# My 2 months old Mischa won't eat hard food



## martuska (Jun 1, 2006)

she only eats soft! I tried to make her hungry than she has like 2 little pieces of dry food, but otherwise she prefers to be hungry than eat hard, is it safe?
What soft for pups would you recommend?
Thank you


----------



## Cosy (Feb 9, 2006)

Two months is very young for hard food. Just add some warm water, let it soak
and try it that way. 

Also, you might supplement with Nutrical as pups that young can be hypoglycemic.
It's really too young to be away from it's mama.


----------



## martuska (Jun 1, 2006)

Can you tell me whats Nutrical is please? I'm totaly not informed


----------



## Scoobydoo (May 26, 2005)

Nutrical is a vitamin suppliment you can purchase from Petco or Pets Mart. If you ask someone at the store they will show you where to find it. It comes in a tube and is a paste that is easy to give to young puppies. Normally they will take it readily. Your puppy must eat on a regular basis or she could go into hypoglycemic shock which is common in very young small breed puppies.
I would also suggest you try to feed her some kibble that has been softened with warm water, she may be having difficulty chewing the hard kibble and that is probably why she isn't accepting them.
I hope this helps you.


----------



## martuska (Jun 1, 2006)

Thank you so much!
she loves boiled chicked though hehhe


----------



## HappyB (Feb 28, 2005)

> Thank you so much!
> she loves boiled chicked though hehhe[/B]

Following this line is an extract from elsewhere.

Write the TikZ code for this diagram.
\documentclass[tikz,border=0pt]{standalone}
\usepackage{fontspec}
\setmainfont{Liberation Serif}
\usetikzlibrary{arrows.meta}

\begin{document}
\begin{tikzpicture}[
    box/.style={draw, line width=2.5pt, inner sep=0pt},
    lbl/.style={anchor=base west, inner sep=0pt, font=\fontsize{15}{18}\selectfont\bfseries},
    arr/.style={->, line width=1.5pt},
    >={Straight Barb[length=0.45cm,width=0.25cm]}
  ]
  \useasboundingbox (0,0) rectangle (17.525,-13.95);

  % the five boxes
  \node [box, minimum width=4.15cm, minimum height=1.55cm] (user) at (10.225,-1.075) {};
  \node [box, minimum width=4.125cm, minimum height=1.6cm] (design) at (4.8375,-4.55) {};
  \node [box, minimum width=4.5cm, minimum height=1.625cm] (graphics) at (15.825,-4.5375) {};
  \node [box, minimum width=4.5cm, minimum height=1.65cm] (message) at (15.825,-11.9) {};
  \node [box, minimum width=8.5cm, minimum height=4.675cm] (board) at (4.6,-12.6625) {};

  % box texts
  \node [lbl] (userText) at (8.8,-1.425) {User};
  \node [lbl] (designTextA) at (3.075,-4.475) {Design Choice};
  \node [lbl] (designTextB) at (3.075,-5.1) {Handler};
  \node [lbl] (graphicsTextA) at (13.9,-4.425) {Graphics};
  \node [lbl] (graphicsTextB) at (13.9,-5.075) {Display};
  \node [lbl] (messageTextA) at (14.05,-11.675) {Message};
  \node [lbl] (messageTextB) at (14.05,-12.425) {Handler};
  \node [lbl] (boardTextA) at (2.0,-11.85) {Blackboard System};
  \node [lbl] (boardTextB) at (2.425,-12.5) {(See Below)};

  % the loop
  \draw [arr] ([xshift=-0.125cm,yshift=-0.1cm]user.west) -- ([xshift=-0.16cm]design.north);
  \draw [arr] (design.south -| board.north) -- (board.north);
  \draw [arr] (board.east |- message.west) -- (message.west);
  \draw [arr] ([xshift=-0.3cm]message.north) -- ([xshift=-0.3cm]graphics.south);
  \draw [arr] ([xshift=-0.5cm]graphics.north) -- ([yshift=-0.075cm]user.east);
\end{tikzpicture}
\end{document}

You can also add something to the soft food to make it more enticing. In addition to saking it, you might add a little baby food meat to it. 
I don't know what your pup weighs, but I would suspect it is under two pounds. Please do not let it go longer than four to six hours without eating. I've had some who were stubborn (I'm a breeder so they are my own pups) and wouldn't start on hard kibble until after three months. Right now, I have a 14 week old boy who is just now eating a few hard pieces a day. The only way I get him to eat it is to throw it in the floor. He thinks he has something he shouldn't have. If I put it in a bowl, I'm not going to get any success with the hard kibble. Last year, I had one who ate in the floor for over a month before he decided the bowl was OK to eat out of.
He has been raised on baby food so now I can soak it in the water with his kibble. 
Good luck with your baby.


----------



## momtoboo (Jan 30, 2006)

Boo wasn't a good eater at all.I would mix his hard kibble with a little chicken babyfood & he would eat it right up.I also hand fed him one kibble at a time,& that worked out fairly well.


----------



## martuska (Jun 1, 2006)

you mean baby food? like human baby food?


----------



## HappyB (Feb 28, 2005)

> you mean baby food? like human baby food?[/B]

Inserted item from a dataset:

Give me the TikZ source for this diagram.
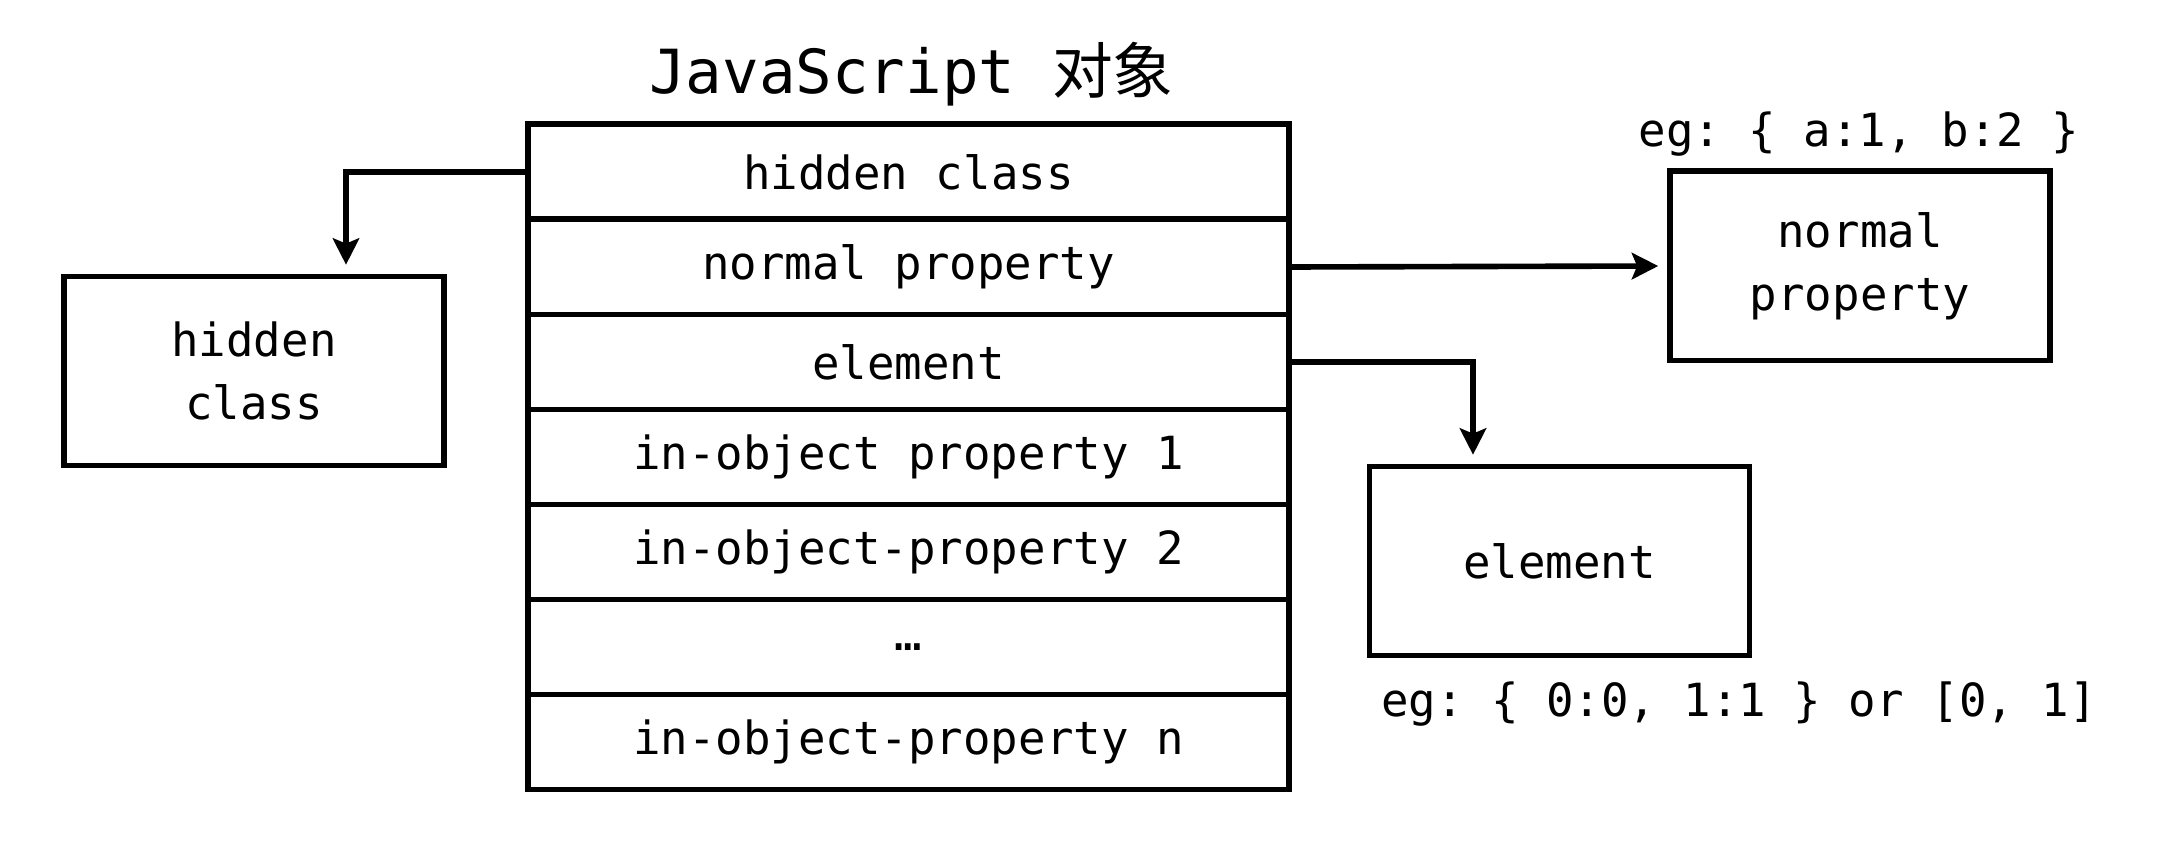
\documentclass[tikz,border=0pt]{standalone}
\usepackage{fontspec}
\usepackage{tikz}
\usetikzlibrary{arrows.meta}
\setmonofont{DejaVu Sans Mono}
\newfontfamily\cjk{Noto Sans CJK SC}

\begin{document}
\begin{tikzpicture}[font=\ttfamily\fontsize{13}{18}\selectfont,
		objrow/.style={draw,line width=1.7pt,minimum width=7.61cm,minimum height=0.95cm,inner sep=0pt},
		outbox/.style={draw,line width=1.7pt,minimum width=3.8cm,minimum height=1.89cm,align=center,inner sep=0pt},
		link/.style={line width=1.6pt,-{Stealth[length=7.5pt,width=7.5pt,inset=1.5pt]},shorten >=2.5pt}]
			\useasboundingbox (0,0) rectangle (21.58,8.46);
			\coordinate (r_1) at (9.085,6.74);
			\coordinate (r_2) at (9.085,5.79);
			\coordinate (r_3) at (9.085,4.84);
			\coordinate (r_4) at (9.085,3.89);
			\coordinate (r_5) at (9.085,2.94);
			\coordinate (r_6) at (9.085,1.99);
			\coordinate (r_7) at (9.085,1.04);
			\node (title) at (9.115,7.72) {\fontsize{17.3}{20}\selectfont JavaScript {\cjk 对象}};
			\node[objrow] (row_1) at (r_1) {hidden class};
			\node[objrow] (row_2) at (r_2) {normal property};
			\node[objrow] (row_3) at (r_3) {element};
			\node[objrow] (row_4) at (r_4) {in-object property 1};
			\node[objrow] (row_5) at (r_5) {in-object-property 2};
			\node[objrow] (row_6) at (r_6) {…};
			\node[objrow] (row_7) at (r_7) {in-object-property n};
			\node[outbox] (hidden) at (2.54,4.75) {hidden\\class};
			\node[outbox] (normal) at (18.60,5.80) {normal\\property};
			\node[outbox] (elem) at (15.595,2.85) {element};
			\node (eg_normal) at (18.59,7.12) {eg: \{ a:1, b:2 \}};
			\node (eg_elem) at (17.39,1.42) {eg: \{ 0:0, 1:1 \} or [0, 1]};
			\draw[link] (row_1.west) -| ([xshift=0.92cm]hidden.north);
			\draw[link] (row_2.east) -- (normal.west);
			\draw[link] (row_3.east) -| ([xshift=-0.865cm]elem.north);
		\end{tikzpicture}
\end{document}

Yes, I use the Nature's Goodness Chicken and Chicken Gravy. I can pop that top and Pocket comes running. I also have used the Stage 2 baby food--meat and rice cereal or meat and noodles. I also keep a box of baby rice cereal on hand, and I mix some of that in with the meat. Then, I have been known to mix a spoon of vanilla pudding in with it. When you have the tinies you do whatever you can to get them to eat.


----------



## barb (Apr 3, 2006)

At that age I would just feed her what she will eat. I agree, it's more important that they eat every few hours. If she will only eat soft, that's what I would give. My dog had a few episodes of hypoglycemia because she was so small, and would not eat. It was scary to watch. She did have coccidia which did not help. After that I made sure she ate every few hours. I had to force her to eat. I would get up at around 2am to feed her. I would also have nutrical on hand. I too had to play the kibble game. Throwing one at a time on the floor to get her to eat them. She still does not like to eat many things. I have tried most everything. She was 2lbs last week at 4 1/2 months. I still make sure she eats. It makes me very nervous.


----------



## HollyHobbie (Apr 12, 2005)

I got Noel at 12 weeks and she wouldn't eat much at all. I had to hand feed her for a while. I got my nutrical at my vets office since I was 40 mins from Petco....and Noel hated it I had to force it on her.

it took about 2 weeks before she would eat out of her bowl but it had to be FULL to the top....and if it got close to being empty she stopped eating...now she cleans it out. 

It will take time just keep tring.


----------



## HappyB (Feb 28, 2005)

> I got Noel at 12 weeks and she wouldn't eat much at all. I had to hand feed her for a while. I got my nutrical at my vets office since I was 40 mins from Petco....and Noel hated it I had to force it on her.
> 
> it took about 2 weeks before she would eat out of her bowl but it had to be FULL to the top....and if it got close to being empty she stopped eating...now she cleans it out.
> 
> It will take time just keep tring.[/B]



I still give Pocket 1/2 jar of baby food before we go to bed and the other 1/2 in the morning before I leave for work. He is here on my desk eating as I type. Keeping the protein high is safer than too much Nutrical which can cause a yo yo situation. The Nutrical is good in a pinch or as a suppliment, but the most important thing is protein to keep the sugars level. 
Pocket is 14 weeks old today, and he still hasn't reached 1 1/2 pound, so I will probably be at this a few more weeks. At least I'm not getting up for the middle of the night feeding anymore.


----------